Python is the closest we've got so far, but it needs to go further. The ":" at the end of an if/for should be removed... it's implied by the indentation on the following line. As others have said they need to choose from tabs or spaces too. Tabs feel more semantically correct but, in my experience, spaces don't get as mangled in large projects.
@ROC: you say that structured editing is a failed experiment that's no longer used; but it's just a matter of perspective. Almost everyone uses syntax highlighting and that's just a limited form of structured editing. IDE's do various source code transforms& refactorings for your, including partial layouting - that's structured editing that again almost every IDE supports and most people use. Auto-complete or intellisense are simply variants of structured editing that most people appreciate. Code folding is common in IDE's and definitely in XML editing tools - that's structured editing.

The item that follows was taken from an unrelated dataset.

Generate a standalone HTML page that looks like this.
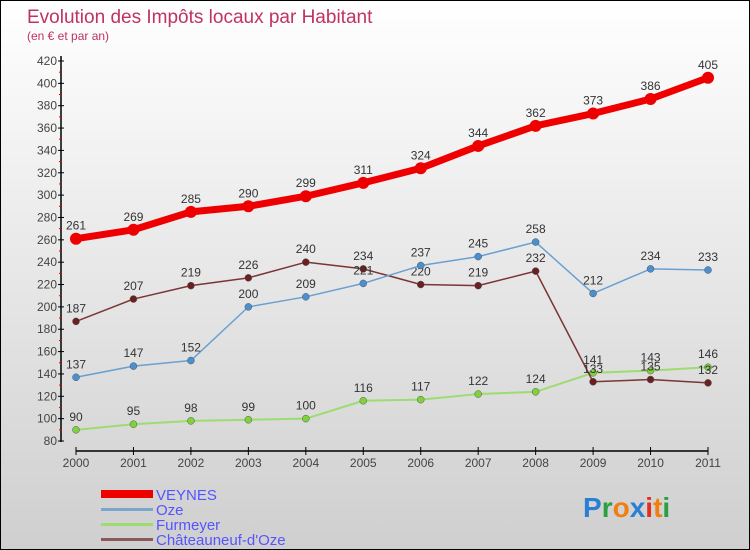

These things just need to be taken further; having a comprehensible language serialization (i.e. source code) is important, but that doesn't mean the view needs to be the fixed width terminal-style character matrix it is now.
It's not an all-or-nothing feature; and it's pretty clear which direction the arrow of time is pointing - and a good thing too. How much work would it be to have a large project where each contributor views and edits with his own spacing, indent, newline & bracketing style yet behind the scenes a code-formatter ensures a standardized format is actually exchanged via source control? That's possible with some hassle today...
http://www.artima.com/weblogs/viewpost.jsp?thread=74230
Came across it some time ago when reading Spolsky's "Best Software Writing".